So... This is what it's like to be a girl.

The examples I gave are things that differentiate in terms of experience but shape identity and refine it.

formulating an identity based on your perception of feminity, thinking about it and struggling, and deciding what a woman is to you and then focusing on how to be it

You do this too. It's just not as conscious. You take the perception of femininity that best fits you, including your personality, and how you want to live your life and embody it, just like we do. The reason it's a more conscious process for us is because our need to do that is often suppressed, whether by ourselves or by the expectations people have for us, often both, and it takes time to realize that that is what we need, even as everyone around us is telling us that we need something else.

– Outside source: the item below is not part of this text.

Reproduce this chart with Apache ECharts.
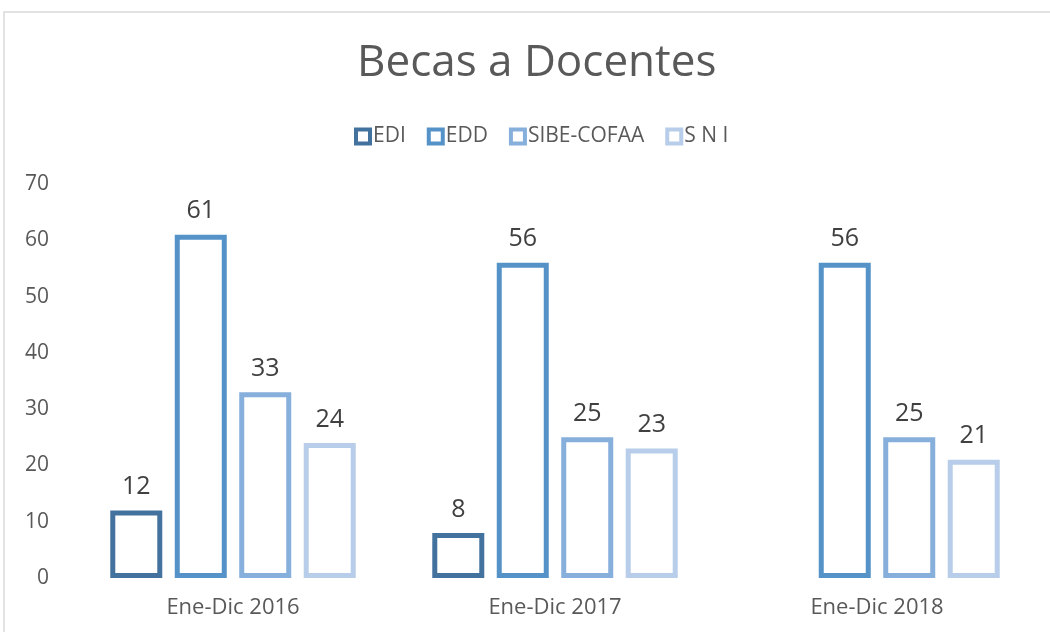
<!DOCTYPE html>
<html>
<head>
<meta charset="utf-8">
<script src="https://cdn.jsdelivr.net/npm/echarts@6/dist/echarts.min.js"></script>
<style>
  html, body { margin: 0; padding: 0; background: #fff; }
  #chart { width: 1050px; height: 632px; }
</style>
</head>
<body>
<div id="chart"></div>
<script>
// datos
const categories = ['Ene-Dic 2016', 'Ene-Dic 2017', 'Ene-Dic 2018'];
const seriesNames = ['EDI', 'EDD', 'SIBE-COFAA', 'S N I'];
const dataEDI = [12, 8, null];
const dataEDD = [61, 56, 56];
const dataSIBE = [33, 25, 25];
const dataSNI = [24, 23, 21];
const colors = ['#44729f', '#5592c8', '#86afdc', '#b7cde9'];

const chart = echarts.init(document.getElementById('chart'));
const font = '"Open Sans", sans-serif';

function makeSeries(name, data, color) {
  return {
    name: name,
    type: 'bar',
    data: data,
    barWidth: 52,
    barGap: '24%',
    itemStyle: {
      color: '#ffffff',
      borderColor: color,
      borderWidth: 5
    },
    label: {
      show: true,
      position: 'top',
      distance: 11,
      color: '#404040',
      fontSize: 25,
      fontFamily: font
    }
  };
}

const options = {
  animation: false,
  backgroundColor: '#ffffff',
  textStyle: { fontFamily: font },
  title: {
    text: 'Becas a Docentes',
    left: 352,
    top: 36,
    textStyle: {
      color: '#595959',
      fontSize: 44,
      fontWeight: 'normal',
      fontFamily: font
    }
  },
  legend: {
    top: 121,
    left: 349,
    icon: 'rect',
    itemWidth: 14,
    itemHeight: 14,
    itemGap: 21,
    itemStyle: { borderWidth: 4 },
    textStyle: { color: '#595959', fontSize: 21, fontFamily: font, padding: [0, 0, 0, -2] },
    data: seriesNames
  },
  graphic: [
    {
      type: 'rect',
      shape: { x: 4, y: 12, width: 1100, height: 700 },
      style: { fill: 'none', stroke: '#d9d9d9', lineWidth: 1.5 },
      silent: true,
      z: -1
    }
  ],
  grid: { left: 72, right: 12, top: 184, bottom: 54 },
  xAxis: {
    type: 'category',
    data: categories,
    axisLine: { show: false },
    axisTick: { show: false },
    axisLabel: { color: '#595959', fontSize: 22, margin: 19, fontFamily: font }
  },
  yAxis: {
    type: 'value',
    min: 0,
    max: 70,
    interval: 10,
    splitLine: { show: false },
    axisLine: { show: false },
    axisTick: { show: false },
    axisLabel: { color: '#595959', fontSize: 21, margin: 23, fontFamily: font }
  },
  series: [
    makeSeries(seriesNames[0], dataEDI, colors[0]),
    makeSeries(seriesNames[1], dataEDD, colors[1]),
    makeSeries(seriesNames[2], dataSIBE, colors[2]),
    makeSeries(seriesNames[3], dataSNI, colors[3])
  ]
};
chart.setOption(options);
</script>
</body>
</html>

The reason I know that you also experience taking your perception of femininity as it best suits you and striving to fit it is because I tried to do that with my birth sex, before I realized that I was trans. I tried to take a perception of masculinity that best suited me and embody it, and it wasn't a very conscious process. It still didn't work and only left me confused and with psychological problems, but I still did it unconsciously. Then when I did the same thing with femininity, it worked. I've finally sorted out my identity and how I want to live, all that jazz. This time, I was conscious of it, but only because I'd experienced the opposite unconsciously, and the huge difference in my overall mental health was extremely noticeable.

A conscious act is not the same as a forced act. In this case, quite the opposite. I tried to force myself to find a masculine identity and life that suited me and embody it, which left me with both mental and physical scars. Whereas when I did the same thing with a feminine identity, it came far more naturally and easily, and I've somewhat healed mentally as a result of doing so, although I still get harmful urges at times due to the situation with my parents.